Can someone help me out with this question please. If you have the S.B.Jones & K.E.Couchman text book you can see the question on page 183 Q10. If not it reads like this:

A particle travels in simple harmonic motion such that its distance in metres from the centre of motion is given by x = a cos (3t + ) at time t seconds. If the particle starts from rest at a distance of 5 m from the origin, find the distance from the origin after 3 seconds.

Thank you for any help.

 

[Harimau]

Let x= a cos (3t+b), say

Differentiate to get velocity

V= -3a sin (3t+b)

now its given that at t=0, x=5 and v=0

Sub this information into both equations. You get:

5= a cos (b) ..... (1)
0= - 3a sin (b) ..... (2)

Solving simulatiously, you get: a=5 b=0

Therefore, x= 5cos (3t) is your general equation of motion.

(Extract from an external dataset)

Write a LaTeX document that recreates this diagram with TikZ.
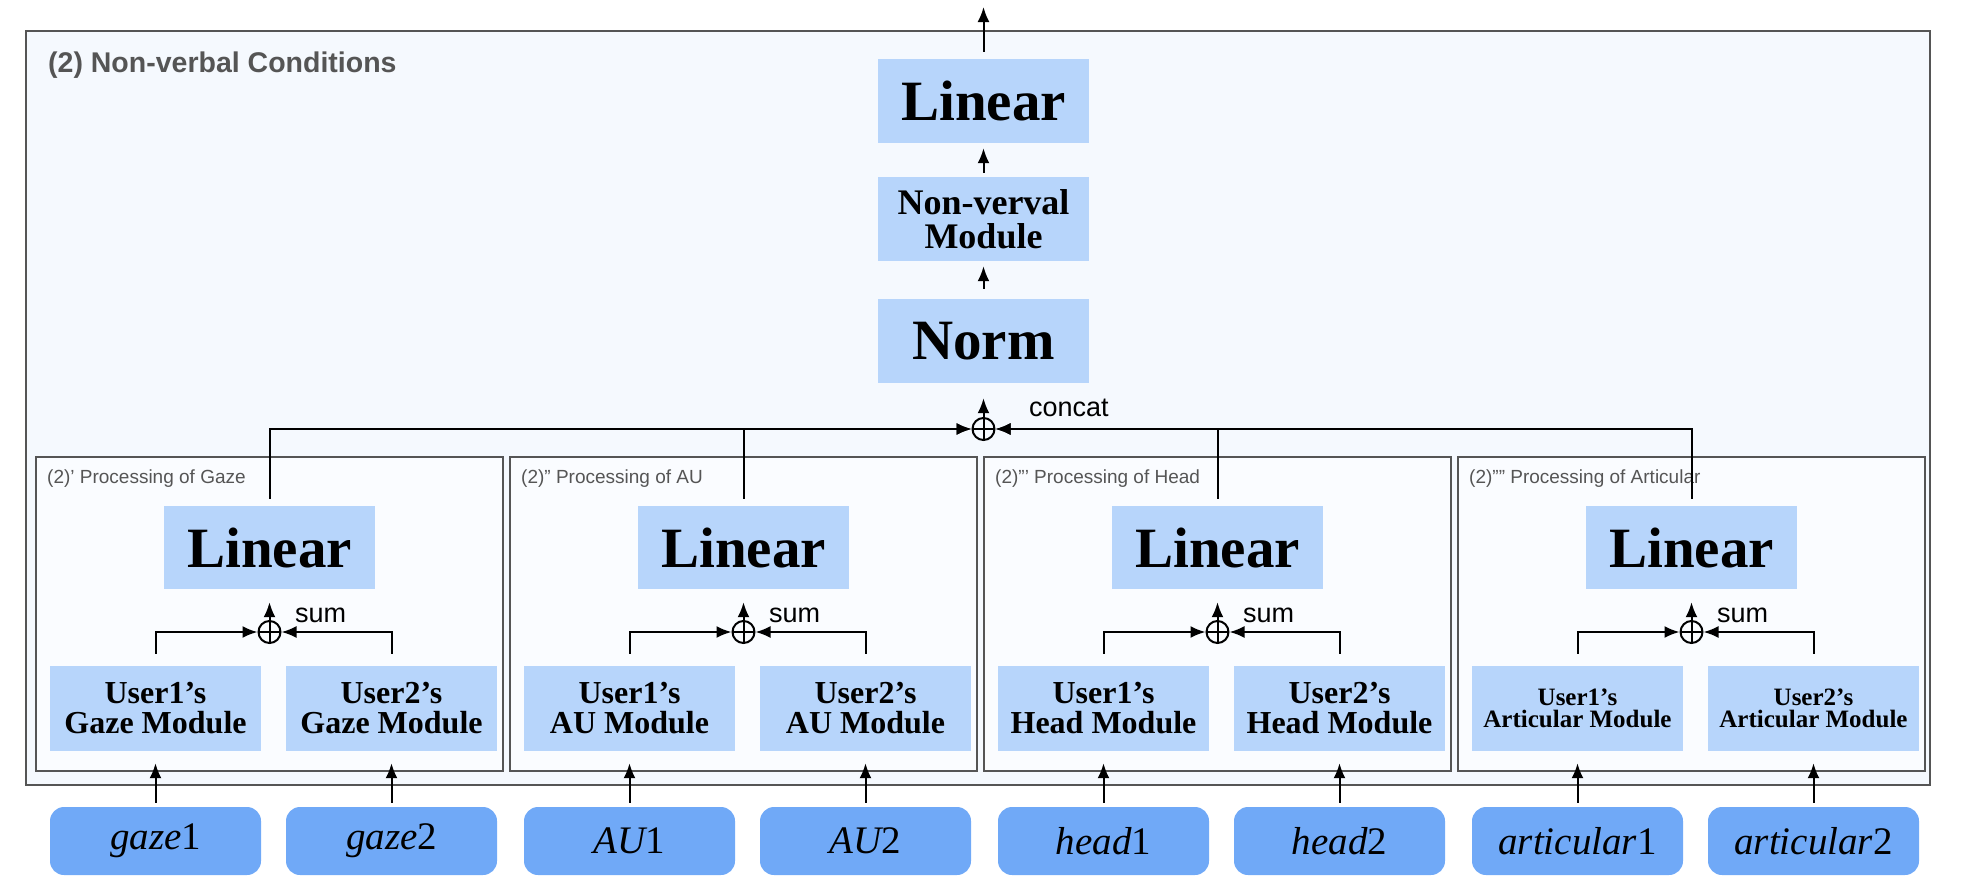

Subbing in t=3, you get x= 5cos (9) m

I think its right, and don't forget its in radians...

 

[NSBHSchoolie]

I get the same answer.

 

[SoCal]

That is the right answer but how did you know how to differentiate the first expression x = a cos (3t+b)?

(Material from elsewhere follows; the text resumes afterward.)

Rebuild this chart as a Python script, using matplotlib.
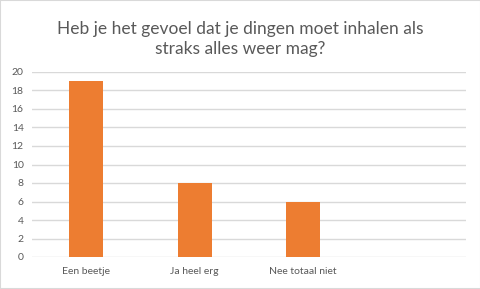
import matplotlib
matplotlib.use("Agg")
import matplotlib.pyplot as plt
from matplotlib.patches import Rectangle

categories = ["Een beetje", "Ja heel erg", "Nee totaal niet"]
values = [19, 8, 6]
yticks = [0, 2, 4, 6, 8, 10, 12, 14, 16, 18, 20]
title = "Heb je het gevoel dat je dingen moet inhalen als\nstraks alles weer mag?"

plt.rcParams['font.family'] = ['Lato', 'DejaVu Sans']
grey = "#595959"

fig = plt.figure(figsize=(4.81, 2.89), dpi=100)
fig.patches.append(Rectangle((0, 0), 1, 1, transform=fig.transFigure,
                             fill=False, edgecolor="#d9d9d9", linewidth=1.5))
ax = fig.add_axes([32/481, 1-257/289, (466-32)/481, (257-72)/289])
x = list(range(len(categories)))
ax.bar(x, values, width=0.31, color="#ED7D31", zorder=3)
ax.set_xlim(-0.5, 3.5)
ax.set_ylim(0, 20)
ax.set_yticks(yticks)
ax.set_xticks(x)
ax.set_xticklabels(categories)
ax.grid(axis="y", color="#d9d9d9", linewidth=1, zorder=0)
for s in ax.spines.values():
    s.set_visible(False)
ax.tick_params(length=0, labelsize=7.5, colors=grey, pad=6)
ax.tick_params(axis="x", pad=7)
fig.text(0.5, 1-39/289, title, ha="center", va="center", fontsize=12.5,
         color=grey, linespacing=1.35)
fig.savefig("out.png", dpi=100)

Thank you for helping me out too guys/girls.

 

[LadyMoon]

Because in the equation x=acos(3t+b)
it is known to be a fact that 'a' is a constant so is 'b'

thus when you want to find velocity v, remeber that v=dx/dt
therefore you differentiate x=acos(3t+b) with respect to 't', because it is the only variable!

 

[SoCal]

Originally posted by LadyMoon
Because in the equation x=acos(3t+b)
it is known to be a fact that 'a' is a constant so is 'b'

thus when you want to find velocity v, remeber that v=dx/dt
therefore you differentiate x=acos(3t+b) with respect to 't', because it is the only variable!

I can see it now, thanks heaps LadyMoon. I can't believe I did not see that.